Aos olhos de Pedro Nuno Santos, “nós hoje temos um PSD que está radicalizado” — a apreciação foi partilhada, esta semana, em entrevista televisiva à CNN Portugal. O candidato a líder do PS desenvolveu o raciocínio e concretizou: no seu entender, um governo PSD-IL seria “muito mais radical do que aquele que nós tivemos no tempo da troika“, em grande medida porque a IL representa um “projecto radical“. Mesmo na oposição, considera Pedro Nuno Santos, este “PSD radicalizado” tornaria difícil negociar entendimentos com o PS em questões de regime. Traduzindo: a estratégia de Pedro Nuno Santos para ganhar o seu partido e depois o país passa por apontar que, à direita do PS, só existem radicais.
Já vimos mil vezes o truque ser aplicado: os líderes socialistas tendem a preparar eleições colocando-se no papel de único garante da normalidade democrática, ostracizando a direita e agitando fantasmas de um fascismo iminente. Ao longo de décadas, na boca dos dirigentes socialistas, Cavaco Silva, Sá Carneiro e Passos Coelho foram perigosos radicais enamorados pelo autoritarismo do Estado Novo. Agora chegou somente a vez de Luís Montenegro ser o alvo dessa calúnia e de Pedro Nuno Santos (o mais provável novo líder do PS) proferi-la. Nada mais do que a velha “táctica do salame”, como escreveu Miguel Pinheiro.
Acrescenta pouco salientar que a argumentação de Pedro Nuno Santos é ridícula, inconsistente e condenatória para metade (ou mais) do eleitorado que, olhando às sondagens, estaria então a alinhar-se com partidos radicalizados. Os socialistas também o sabem e, se insistem na calúnia, é porque acreditam na sua eficácia eleitoral. Ora, é precisamente aí que está o meu ponto: desconfio que essa eficácia se tenha esgotado. É hoje mais provável que essa estratégia eleitoral, que tantas vitórias valeu aos socialistas, contribua para a derrota do PS liderado por Pedro Nuno Santos nas eleições legislativas do próximo Março.
Em primeiro lugar, falta a Pedro Nuno Santos a autoridade política para acusar os seus adversários de radicalismo.

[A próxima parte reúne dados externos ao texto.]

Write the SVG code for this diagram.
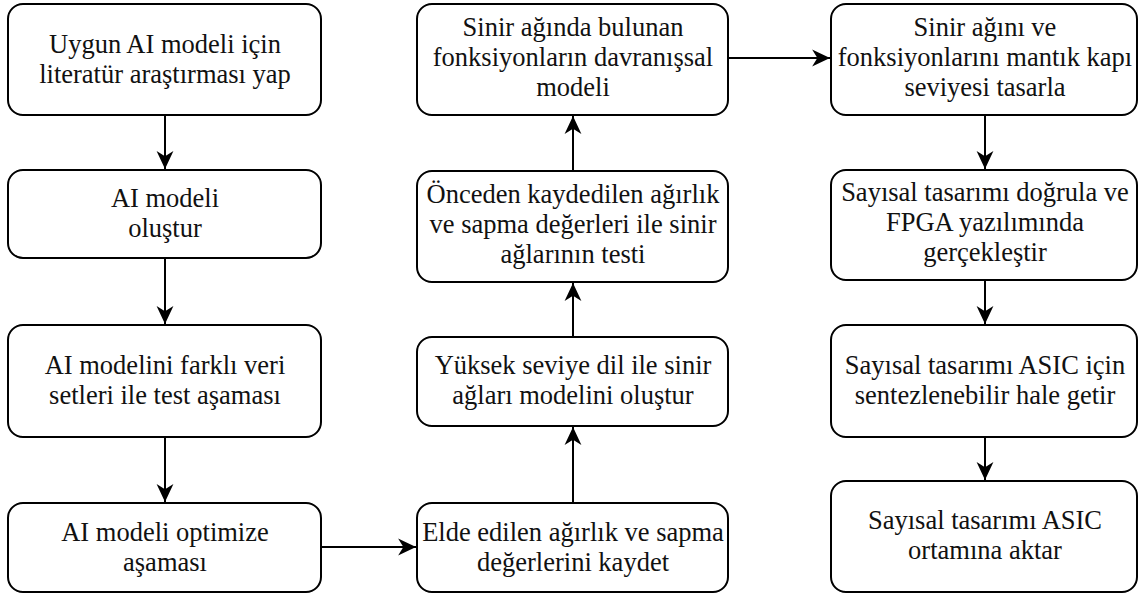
<svg xmlns="http://www.w3.org/2000/svg" width="1139" height="594" viewBox="0 0 1139 594">
<defs>
<style>
.box{fill:#fff;stroke:#000;stroke-width:2}
.t{font-family:'Liberation Serif','Times New Roman',serif;font-size:26.5px;fill:#111;text-anchor:middle}
.c{fill:none;stroke:#000;stroke-width:2}
</style>
<marker id="ah" markerUnits="userSpaceOnUse" markerWidth="20" markerHeight="20" viewBox="-18 -9 19 18" refX="0" refY="0" orient="auto">
<path d="M0,0 L-17,-8 L-12,0 L-17,8 Z" fill="#000"/>
</marker>
</defs>
<rect width="1139" height="594" fill="#fff"/>
<g id="connectors">
<path class="c" d="M165,115 V169" marker-end="url(#ah)"/>
<path class="c" d="M165,258 V324" marker-end="url(#ah)"/>
<path class="c" d="M165,437 V502" marker-end="url(#ah)"/>
<path class="c" d="M321,547 H416" marker-end="url(#ah)"/>
<path class="c" d="M573,503 V427" marker-end="url(#ah)"/>
<path class="c" d="M573,337 V283" marker-end="url(#ah)"/>
<path class="c" d="M573,171 V116" marker-end="url(#ah)"/>
<path class="c" d="M728,58 H830" marker-end="url(#ah)"/>
<path class="c" d="M985,115 V169" marker-end="url(#ah)"/>
<path class="c" d="M985,280 V324" marker-end="url(#ah)"/>
<path class="c" d="M985,437 V480" marker-end="url(#ah)"/>
</g>
<g id="n1"><rect class="box" x="8" y="4" width="313" height="111" rx="15"/>
<text class="t" x="165" y="53">Uygun AI modeli için</text><text class="t" x="165" y="83">literatür araştırması yap</text></g>
<g id="n2"><rect class="box" x="8" y="170" width="313" height="88" rx="15"/>
<text class="t" x="165" y="207">AI modeli</text><text class="t" x="165" y="237">oluştur</text></g>
<g id="n3"><rect class="box" x="8" y="325" width="313" height="112" rx="15"/>
<text class="t" x="165" y="374">AI modelini farklı veri</text><text class="t" x="165" y="404">setleri ile test aşaması</text></g>
<g id="n4"><rect class="box" x="8" y="503" width="313" height="89" rx="15"/>
<text class="t" x="165" y="541">AI modeli optimize</text><text class="t" x="165" y="571">aşaması</text></g>
<g id="nA"><rect class="box" x="417" y="4" width="311" height="111" rx="15"/>
<text class="t" x="573" y="36">Sinir ağında bulunan</text><text class="t" x="573" y="66">fonksiyonların davranışsal</text><text class="t" x="573" y="96">modeli</text></g>
<g id="nB"><rect class="box" x="417" y="171" width="311" height="111" rx="15"/>
<text class="t" x="573" y="203">Önceden kaydedilen ağırlık</text><text class="t" x="573" y="233">ve sapma değerleri ile sinir</text><text class="t" x="573" y="263">ağlarının testi</text></g>
<g id="nC"><rect class="box" x="417" y="337" width="311" height="89" rx="15"/>
<text class="t" x="573" y="374">Yüksek seviye dil ile sinir</text><text class="t" x="573" y="404">ağları modelini oluştur</text></g>
<g id="nD"><rect class="box" x="417" y="503" width="311" height="89" rx="15"/>
<text class="t" x="573" y="541">Elde edilen ağırlık ve sapma</text><text class="t" x="573" y="571">değerlerini kaydet</text></g>
<g id="nE"><rect class="box" x="831" y="4" width="306" height="111" rx="15"/>
<text class="t" x="985" y="36">Sinir ağını ve</text><text class="t" x="985" y="66">fonksiyonlarını mantık kapı</text><text class="t" x="985" y="96">seviyesi tasarla</text></g>
<g id="nF"><rect class="box" x="831" y="170" width="306" height="110" rx="15"/>
<text class="t" x="985" y="201">Sayısal tasarımı doğrula ve</text><text class="t" x="985" y="231">FPGA yazılımında</text><text class="t" x="985" y="261">gerçekleştir</text></g>
<g id="nG"><rect class="box" x="831" y="325" width="306" height="112" rx="15"/>
<text class="t" x="985" y="374">Sayısal tasarımı ASIC için</text><text class="t" x="985" y="404">sentezlenebilir hale getir</text></g>
<g id="nH"><rect class="box" x="831" y="481" width="306" height="111" rx="15"/>
<text class="t" x="985" y="529">Sayısal tasarımı ASIC</text><text class="t" x="985" y="559">ortamına aktar</text></g>
</svg>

Uma coisa foi ouvir, nas décadas de 1980 e 1990, tais ataques nas intervenções de Mário Soares, um homem a quem eram reconhecidas convicções de moderação democrática. Outra coisa é escutar acusações de radicalismo lançadas por Pedro Nuno Santos, um político intempestivo que se orgulhou de ser o rosto da geringonça, que protegeu a união do PS aos comunistas e aos bloquistas, cujas posições são assumidamente radicais (por exemplo, contra o nosso modelo económico) e que, no caso do PCP, se tornaram explicitamente alinhadas com interesses estratégicos russos e, portanto, inimigas da UE e de Portugal. Ao alegar que toda a direita está impregnada de radicalismo, Pedro Nuno Santos tenta vestir o fato do moderado que o país sabe que ele não é, pelo que o único efeito obtido é uma polarização que expõe o seu sectarismo.
Em segundo lugar, as pessoas não são estúpidas e tendem a não gostar que as tratem como se o fossem. O surgimento e o crescimento do CH provocam incontáveis problemas ao centro-direita. Mas oferecem uma pequena vantagem: é hoje evidente o que distingue o centro-direita da direita populista, inviabilizando insinuações credíveis de que toda a direita partilha um projecto radical. Em 2022, o PS ainda conseguiu alimentar essa ilusão, porque o PSD de Rui Rio não se distanciou clara e atempadamente de cenários pós-eleitorais com André Ventura. Mas, para 2024, a clareza de Luís Montenegro na exclusão do CH tirou esse trunfo aos socialistas. E insistir nele, como tem feito Pedro Nuno Santos, é agarrar-se a uma ideia forçada, que poderá animar o eleitorado das franjas à esquerda do PS, mas em que ninguém ao centro acredita.